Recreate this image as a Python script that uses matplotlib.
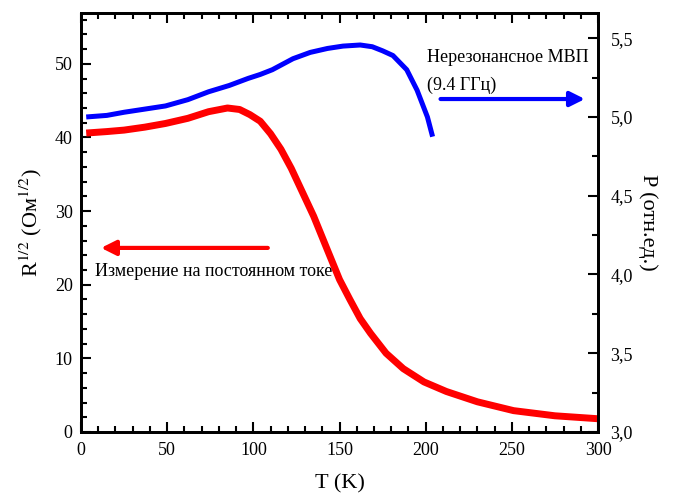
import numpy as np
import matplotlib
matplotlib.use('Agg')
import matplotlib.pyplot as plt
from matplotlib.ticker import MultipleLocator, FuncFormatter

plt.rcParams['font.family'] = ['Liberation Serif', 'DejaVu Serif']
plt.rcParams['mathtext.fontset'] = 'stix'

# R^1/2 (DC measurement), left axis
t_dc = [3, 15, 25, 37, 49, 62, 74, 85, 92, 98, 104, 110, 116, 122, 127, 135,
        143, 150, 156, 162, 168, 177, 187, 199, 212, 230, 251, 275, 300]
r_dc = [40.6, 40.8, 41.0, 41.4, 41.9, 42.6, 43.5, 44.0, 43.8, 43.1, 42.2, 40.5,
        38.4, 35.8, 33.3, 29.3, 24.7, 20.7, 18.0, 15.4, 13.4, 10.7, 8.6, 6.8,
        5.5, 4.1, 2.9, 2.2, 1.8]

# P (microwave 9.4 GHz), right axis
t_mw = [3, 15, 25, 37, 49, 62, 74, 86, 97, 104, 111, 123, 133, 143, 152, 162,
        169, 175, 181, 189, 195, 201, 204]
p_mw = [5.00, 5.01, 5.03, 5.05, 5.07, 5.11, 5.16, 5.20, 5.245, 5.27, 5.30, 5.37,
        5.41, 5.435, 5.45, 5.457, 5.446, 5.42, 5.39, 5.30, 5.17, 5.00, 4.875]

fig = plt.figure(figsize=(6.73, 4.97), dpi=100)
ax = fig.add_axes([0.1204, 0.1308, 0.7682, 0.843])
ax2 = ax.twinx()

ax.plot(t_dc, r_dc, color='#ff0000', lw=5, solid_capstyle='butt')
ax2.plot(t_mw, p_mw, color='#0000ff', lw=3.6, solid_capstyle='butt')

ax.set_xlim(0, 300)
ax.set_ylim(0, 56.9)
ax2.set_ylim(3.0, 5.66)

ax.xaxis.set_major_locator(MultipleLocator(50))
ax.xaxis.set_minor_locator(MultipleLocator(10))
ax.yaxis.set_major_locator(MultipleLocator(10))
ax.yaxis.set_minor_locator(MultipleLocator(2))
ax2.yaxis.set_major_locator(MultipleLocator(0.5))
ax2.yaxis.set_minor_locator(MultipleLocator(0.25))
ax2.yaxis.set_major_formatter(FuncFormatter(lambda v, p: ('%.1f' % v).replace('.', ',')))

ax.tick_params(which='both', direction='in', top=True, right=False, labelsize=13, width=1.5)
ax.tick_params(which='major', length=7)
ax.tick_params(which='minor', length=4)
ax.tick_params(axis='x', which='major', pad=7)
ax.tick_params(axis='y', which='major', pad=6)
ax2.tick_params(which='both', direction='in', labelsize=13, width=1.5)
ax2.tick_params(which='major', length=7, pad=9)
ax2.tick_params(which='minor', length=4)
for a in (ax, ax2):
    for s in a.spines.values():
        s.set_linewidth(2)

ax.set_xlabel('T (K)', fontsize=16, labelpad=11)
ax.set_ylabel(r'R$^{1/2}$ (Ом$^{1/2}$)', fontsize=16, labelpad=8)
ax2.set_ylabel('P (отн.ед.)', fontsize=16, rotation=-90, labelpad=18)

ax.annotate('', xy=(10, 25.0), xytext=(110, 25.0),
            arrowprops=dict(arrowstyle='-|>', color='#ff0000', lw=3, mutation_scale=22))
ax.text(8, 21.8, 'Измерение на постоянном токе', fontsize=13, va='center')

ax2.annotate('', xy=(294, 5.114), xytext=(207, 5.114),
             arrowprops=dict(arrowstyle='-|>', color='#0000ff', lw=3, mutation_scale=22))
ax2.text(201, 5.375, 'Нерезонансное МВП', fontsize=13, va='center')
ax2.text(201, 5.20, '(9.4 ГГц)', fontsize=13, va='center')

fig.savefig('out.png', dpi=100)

* * * * *

Required work:
Your task is to reproduce exactly the lines from the start of the data above through the line containing "5.5, 4.1, 2.9, 2.2, 1.8]", leaving every picture out.

Exercise answer:
Recreate this image as a Python script that uses matplotlib.
import numpy as np
import matplotlib
matplotlib.use('Agg')
import matplotlib.pyplot as plt
from matplotlib.ticker import MultipleLocator, FuncFormatter

plt.rcParams['font.family'] = ['Liberation Serif', 'DejaVu Serif']
plt.rcParams['mathtext.fontset'] = 'stix'

# R^1/2 (DC measurement), left axis
t_dc = [3, 15, 25, 37, 49, 62, 74, 85, 92, 98, 104, 110, 116, 122, 127, 135,
        143, 150, 156, 162, 168, 177, 187, 199, 212, 230, 251, 275, 300]
r_dc = [40.6, 40.8, 41.0, 41.4, 41.9, 42.6, 43.5, 44.0, 43.8, 43.1, 42.2, 40.5,
        38.4, 35.8, 33.3, 29.3, 24.7, 20.7, 18.0, 15.4, 13.4, 10.7, 8.6, 6.8,
        5.5, 4.1, 2.9, 2.2, 1.8]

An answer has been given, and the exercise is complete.